After months of optimism, commercial real estate (CRE) forecasters have come back down to earth, with Morgan Stanley predicting no growth whatsoever in commercial property prices this year. The tonal shift is warranted: While rents and prices are soaring in urban areas, CRE is stagnating or even declining in terms of new investment and in most non-urban sectors. In many ways, the trends we’re seeing today are the culmination of nearly two decades of generationally driven migration patterns. Although Boomer youth eschewed cities in favor of rural living, Millennials want to live and work in urban areas—a shift that is triggering a highly focused boomlet that has left most of the rest of CRE untouched.

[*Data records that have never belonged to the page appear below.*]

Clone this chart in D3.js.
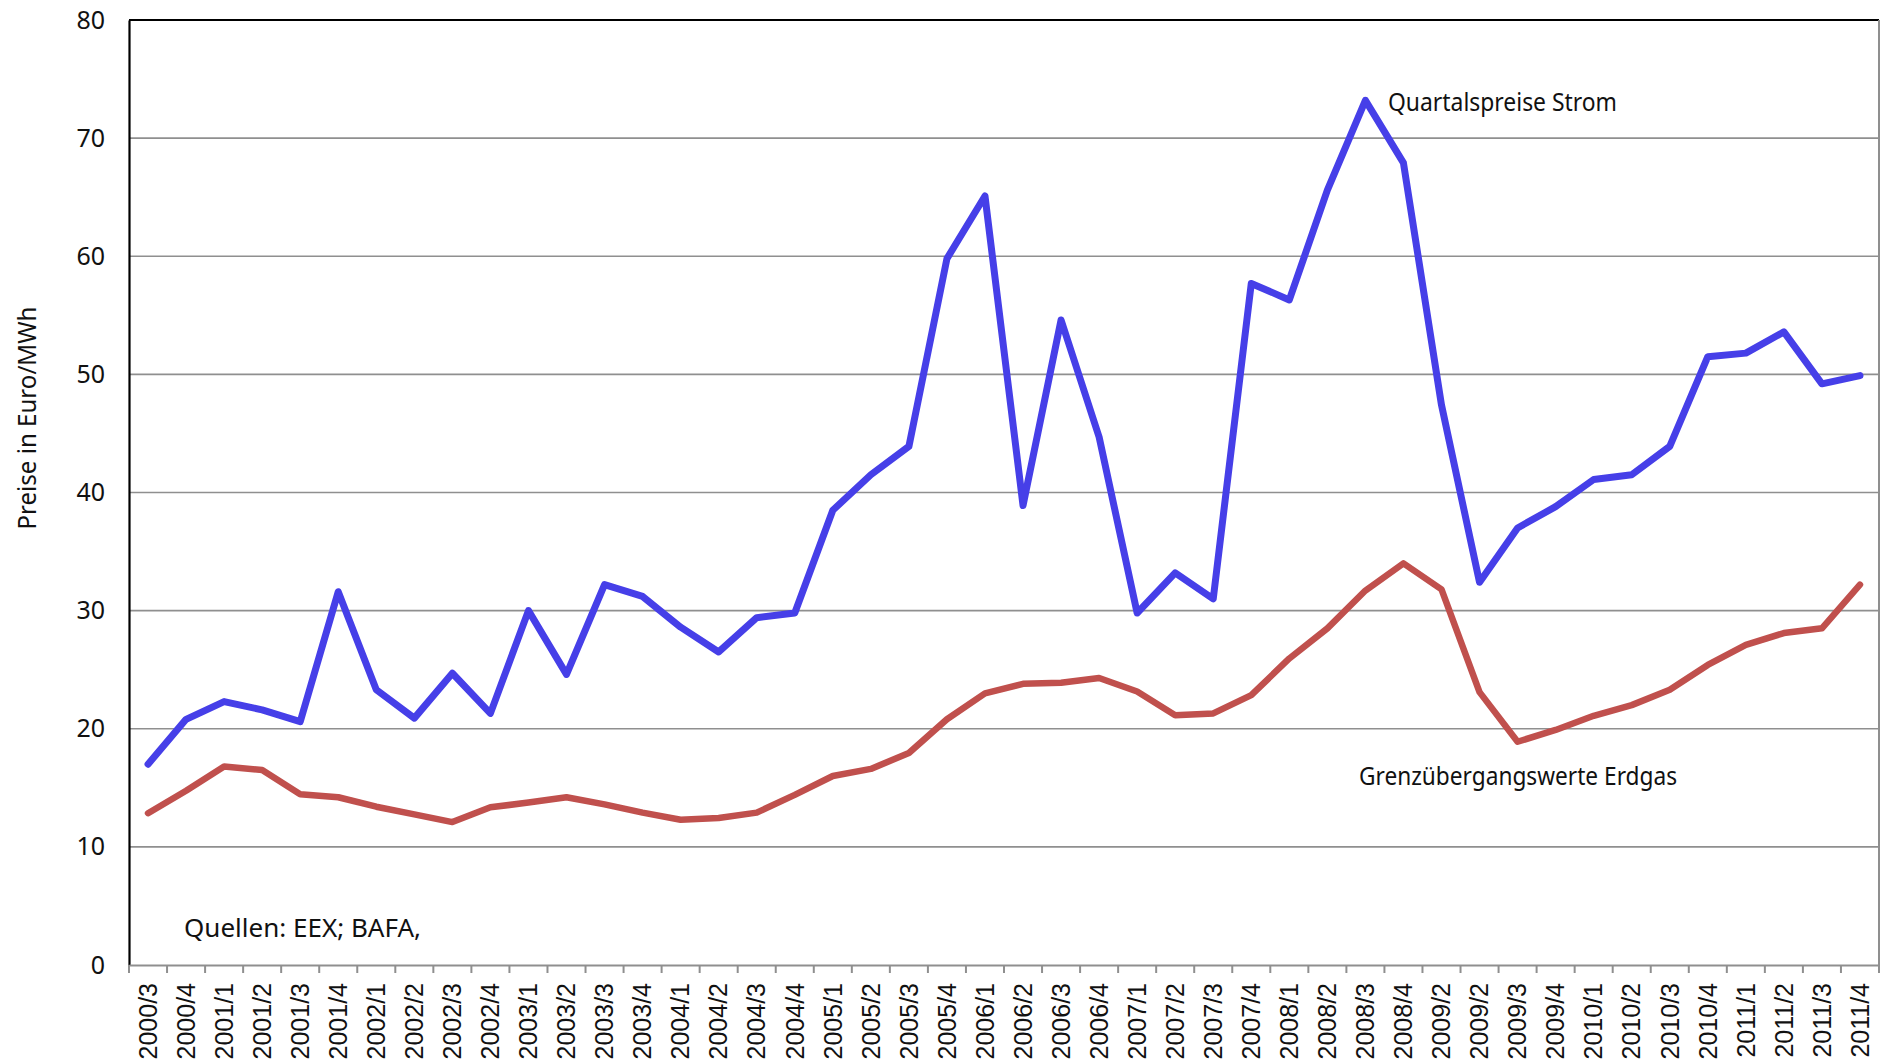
<!DOCTYPE html>
<html>
<head>
<meta charset="utf-8">
<script src="https://cdn.jsdelivr.net/npm/d3@7"></script>
<style>
  html, body { margin: 0; padding: 0; background: #fff; }
  svg { display: block; }
  .tick-label { font-family: "Noto Sans", "Open Sans", sans-serif; font-size: 25px; fill: #111; }
  .cat-label { font-family: "Liberation Sans", Arial, sans-serif; font-size: 25px; fill: #111; }
  .note { font-family: "Noto Sans", "Open Sans", sans-serif; font-size: 26px; fill: #111; }
</style>
</head>
<body>
<svg id="chart" width="1888" height="1062"></svg>
<script>
// Quarters on the category axis (the source repeats "2009/2")
const quarters = [
  '2000/3', '2000/4',
  '2001/1', '2001/2', '2001/3', '2001/4',
  '2002/1', '2002/2', '2002/3', '2002/4',
  '2003/1', '2003/2', '2003/3', '2003/4',
  '2004/1', '2004/2', '2004/3', '2004/4',
  '2005/1', '2005/2', '2005/3', '2005/4',
  '2006/1', '2006/2', '2006/3', '2006/4',
  '2007/1', '2007/2', '2007/3', '2007/4',
  '2008/1', '2008/2', '2008/3', '2008/4',
  '2009/2', '2009/2', '2009/3', '2009/4',
  '2010/1', '2010/2', '2010/3', '2010/4',
  '2011/1', '2011/2', '2011/3', '2011/4'
];

// Quartalspreise Strom (EEX), Euro/MWh
const strom = [
  17.0, 20.8, 22.3, 21.6, 20.6, 31.6, 23.3, 20.9, 24.7, 21.3, 30.0, 24.6,
  32.2, 31.2, 28.6, 26.5, 29.4, 29.8, 38.5, 41.5, 43.9, 59.8, 65.1, 38.9,
  54.6, 44.7, 29.8, 33.2, 31.0, 57.7, 56.3, 65.6, 73.2, 67.9, 47.4, 32.4,
  37.0, 38.8, 41.1, 41.5, 43.9, 51.5, 51.8, 53.6, 49.2, 49.9
];

// Grenzübergangswerte Erdgas (BAFA), Euro/MWh
const erdgas = [
  12.85, 14.75, 16.8, 16.5, 14.45, 14.2, 13.4, 12.75, 12.1, 13.35, 13.75, 14.2,
  13.6, 12.9, 12.3, 12.45, 12.9, 14.4, 16.0, 16.6, 17.95, 20.8, 23.0, 23.8,
  23.9, 24.3, 23.15, 21.15, 21.3, 22.85, 25.95, 28.5, 31.7, 34.0, 31.8, 23.1,
  18.9, 19.9, 21.1, 22.0, 23.3, 25.4, 27.1, 28.1, 28.5, 32.2
];

const yTicks = [0, 10, 20, 30, 40, 50, 60, 70, 80];

const margin = { top: 20, right: 9, bottom: 97, left: 129 };
const W = 1888, H = 1062;
const innerW = W - margin.left - margin.right;
const innerH = H - margin.top - margin.bottom;

const svg = d3.select('#chart');
const g = svg.append('g').attr('transform', `translate(${margin.left},${margin.top})`);

const x = d3.scaleBand().domain(d3.range(quarters.length)).range([0, innerW]).padding(0);
const y = d3.scaleLinear().domain([0, 80]).range([innerH, 0]);
const cx = i => x(i) + x.bandwidth() / 2;

// ── Grid ──
g.append('g').selectAll('line')
  .data(yTicks.filter(t => t > 0 && t < 80))
  .join('line')
  .attr('x1', 0).attr('x2', innerW)
  .attr('y1', d => y(d)).attr('y2', d => y(d))
  .attr('stroke', '#8f8f8f').attr('stroke-width', 1.6);

// frame: top black, right grey
g.append('line').attr('x1', 0).attr('x2', innerW).attr('y1', 0).attr('y2', 0)
  .attr('stroke', '#000').attr('stroke-width', 2);
g.append('line').attr('x1', innerW).attr('x2', innerW).attr('y1', 0).attr('y2', innerH)
  .attr('stroke', '#8f8f8f').attr('stroke-width', 2);

// ── Y axis ──
const yAxis = g.append('g').call(d3.axisLeft(y).tickValues(yTicks).tickSize(0).tickPadding(24));
yAxis.select('.domain').attr('stroke', '#000').attr('stroke-width', 2.2);
yAxis.selectAll('text').attr('class', 'tick-label').attr('font-size', null).attr('font-family', null);

// ── X axis ──
const xAxis = g.append('g').attr('transform', `translate(0,${innerH})`)
  .call(d3.axisBottom(x).tickSize(0).tickFormat(i => quarters[i]));
xAxis.select('.domain').attr('stroke', '#8f8f8f').attr('stroke-width', 2);
xAxis.selectAll('.tick line').remove();
xAxis.selectAll('text')
  .attr('class', 'cat-label').attr('font-size', null).attr('font-family', null)
  .attr('transform', 'rotate(-90)')
  .attr('text-anchor', 'end')
  .attr('x', -18).attr('y', 0).attr('dy', '0.35em');

// tick marks on band boundaries
xAxis.append('g').selectAll('line')
  .data(d3.range(quarters.length + 1))
  .join('line')
  .attr('x1', i => i * x.step()).attr('x2', i => i * x.step())
  .attr('y1', 0).attr('y2', 8)
  .attr('stroke', '#8f8f8f').attr('stroke-width', 2);

// ── Lines ──
const line = d3.line().x((d, i) => cx(i)).y(d => y(d));

g.append('path').datum(erdgas)
  .attr('d', line).attr('fill', 'none')
  .attr('stroke', '#c0504d').attr('stroke-width', 6.5)
  .attr('stroke-linejoin', 'round').attr('stroke-linecap', 'round');

g.append('path').datum(strom)
  .attr('d', line).attr('fill', 'none')
  .attr('stroke', '#463fe8').attr('stroke-width', 7)
  .attr('stroke-linejoin', 'round').attr('stroke-linecap', 'round');

// ── Texts ──
svg.append('text').attr('class', 'note')
  .attr('transform', 'translate(36,418) rotate(-90)')
  .attr('text-anchor', 'middle')
  .attr('textLength', 223).attr('lengthAdjust', 'spacingAndGlyphs')
  .text('Preise in Euro/MWh');

svg.append('text').attr('class', 'note')
  .attr('x', 1388).attr('y', 111)
  .attr('textLength', 229).attr('lengthAdjust', 'spacingAndGlyphs')
  .text('Quartalspreise Strom');

svg.append('text').attr('class', 'note')
  .attr('x', 1359).attr('y', 785)
  .attr('textLength', 318).attr('lengthAdjust', 'spacingAndGlyphs')
  .text('Grenzübergangswerte Erdgas');

svg.append('text').attr('class', 'note')
  .attr('x', 184).attr('y', 937)
  .attr('textLength', 237).attr('lengthAdjust', 'spacingAndGlyphs')
  .text('Quellen: EEX; BAFA,');
</script>
</body>
</html>
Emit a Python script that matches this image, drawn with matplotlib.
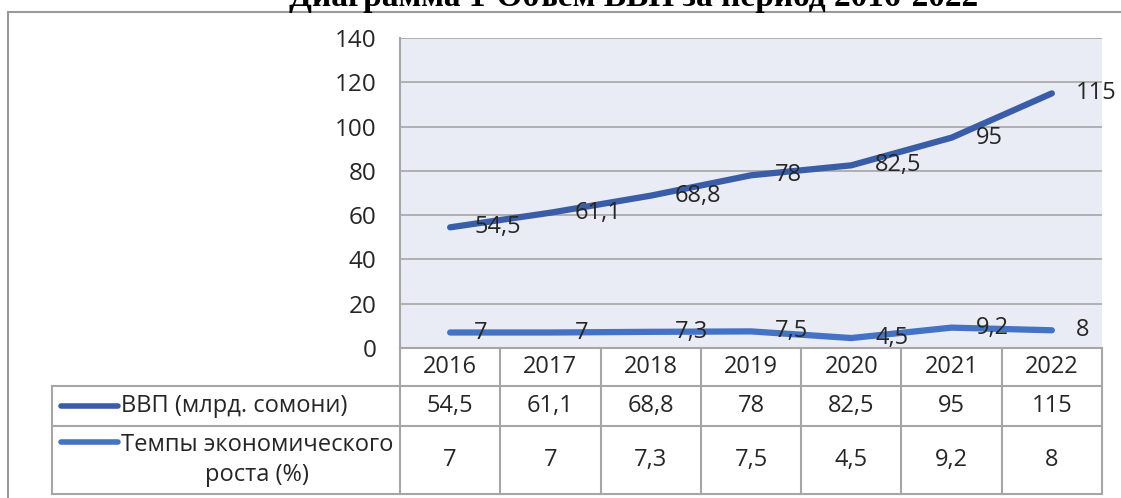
import numpy as np
import matplotlib.pyplot as plt
from matplotlib.lines import Line2D

# ---- данные ----
years = ['2016', '2017', '2018', '2019', '2020', '2021', '2022']
vvp = [54.5, 61.1, 68.8, 78, 82.5, 95, 115]
tempy = [7, 7, 7.3, 7.5, 4.5, 9.2, 8]
series_names = ['ВВП (млрд. сомони)', 'Темпы экономического\nроста (%)']
title = 'Диаграмма 1-Объем ВВП за период 2016-2022'
yticks = list(range(0, 141, 20))

vvp_color = '#3A5DA8'
tempy_color = '#4472C4'
grid_color = '#A6A6A6'
bg_color = '#E9EBF5'
txt_color = '#262626'
fs = 17

def fmt(v):
    return ('%g' % v).replace('.', ',')

plt.rcParams['font.family'] = ['Open Sans', 'DejaVu Sans']

W, H = 1121, 498
fig = plt.figure(figsize=(W / 100, H / 100), dpi=100)

# posiciones en pixeles
px_left, px_right = 400, 1102
px_top, px_zero = 38, 348
tab_left = 52
rows = [348, 386, 426, 494]

ax = fig.add_axes([px_left / W, 1 - px_zero / H, (px_right - px_left) / W, (px_zero - px_top) / H])
ax.set_facecolor(bg_color)
x = np.arange(len(years))
ax.plot(x, vvp, color=vvp_color, lw=4.5, solid_capstyle='round', solid_joinstyle='round', zorder=3)
ax.plot(x, tempy, color=tempy_color, lw=4.5, solid_capstyle='round', solid_joinstyle='round', zorder=3)
for xi, v in zip(x, vvp):
    ax.annotate(fmt(v), (xi, v), xytext=(24, 0), textcoords='offset pixels',
                ha='left', va='center', fontsize=fs, color=txt_color, zorder=4)
for xi, v in zip(x, tempy):
    ax.annotate(fmt(v), (xi, v), xytext=(24, 0), textcoords='offset pixels',
                ha='left', va='center', fontsize=fs, color=txt_color, zorder=4)

ax.set_xlim(-0.5, len(years) - 0.5)
ax.set_ylim(0, 140)
ax.set_yticks(yticks)
ax.set_yticklabels([str(t) for t in yticks], fontsize=17.5, color=txt_color)
ax.set_xticks([])
ax.tick_params(axis='y', length=0, pad=17)
ax.grid(axis='y', color=grid_color, lw=1.2)
ax.set_axisbelow(True)
for s in ['top', 'right', 'bottom']:
    ax.spines[s].set_visible(False)
ax.spines['left'].set_color(grid_color)
ax.spines['left'].set_linewidth(1.5)

# ---- tabla de datos ----
tab = fig.add_axes([0, 0, 1, 1], facecolor='none')
tab.set_xlim(0, W)
tab.set_ylim(H, 0)
tab.axis('off')
colw = (px_right - px_left) / len(years)
edges = [px_left + k * colw for k in range(len(years) + 1)]
lkw = dict(color=grid_color, lw=1.5)
tab.plot([px_left, px_right], [rows[0], rows[0]], **lkw)
for yy in rows[1:]:
    tab.plot([tab_left, px_right], [yy, yy], **lkw)
for e in edges:
    tab.plot([e, e], [rows[0], rows[-1]], **lkw)
tab.plot([tab_left, tab_left], [rows[1], rows[-1]], **lkw)

for k, yr in enumerate(years):
    cx = (edges[k] + edges[k + 1]) / 2
    tab.text(cx, (rows[0] + rows[1]) / 2, yr, ha='center', va='center', fontsize=fs, color=txt_color)
    tab.text(cx, (rows[1] + rows[2]) / 2, fmt(vvp[k]), ha='center', va='center', fontsize=fs, color=txt_color)
    tab.text(cx, (rows[2] + rows[3]) / 2, fmt(tempy[k]), ha='center', va='center', fontsize=fs, color=txt_color)

# leyenda dentro de la tabla
key_y = [(rows[1] + rows[2]) / 2, rows[2] + 16]
for name, c, ky, (r0, r1) in zip(series_names, [vvp_color, tempy_color], key_y,
                                 [(rows[1], rows[2]), (rows[2], rows[3])]):
    tab.add_line(Line2D([61, 118], [ky, ky], color=c, lw=4, solid_capstyle='round'))
    tab.text(121, (r0 + r1) / 2, name, ha='left', va='center', fontsize=fs,
             color=txt_color, multialignment='center', linespacing=1.3)

# marco del gráfico y título cortado
tab.plot([8, W], [12, 12], color='#9A9A9A', lw=1.5)
tab.plot([8, 8], [12, H], color='#9A9A9A', lw=1.5)
tab.text(634, 6, title, ha='center', va='baseline', fontsize=24, fontweight='bold',
         family='Liberation Serif', color='black')

fig.savefig('out.png', dpi=100)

Over recent months, media outlets have touted CRE’s comeback. And for good reason: Overall prices have skyrocketed—up 93% from 2010’s low and 16% above 2007’s high. At the same time, investors are flooding the market. By the end of the first quarter of 2015, banks had $1.7 trillion of CRE loans outstanding—just 2.6% shy of the record set in the first quarter of 2009.

This growth has been accompanied by a flurry of foreign activity. In 2014, foreign investors pumped $45 billion into U.S. CRE—second only to 2007’s $47 billion. In December, Congress lessened the tax burden on foreign CRE investors, a decision that could boost foreign investment by $20 or $30 billion a year. U.S. CRE looks like a good bet for investors from emerging markets such as China—which is already seeing capital flight thanks to its own economic woes.

Higher prices and rents in prestige urban areas have attracted the most attention. Young, high-income professionals are fueling growing demand for multifamily units. Commercial property price indexes for apartments are at 294 today—up 180% from 2009’s low. Meanwhile, prices of office buildings in central business districts rose 115% to 245 in the same period. In some cities, it’s hard to keep up. New office space construction in Manhattan, for example, was projected to reach 4.3 million square feet in 2015—a 79% increase from 2014 and the highest level in 25 years.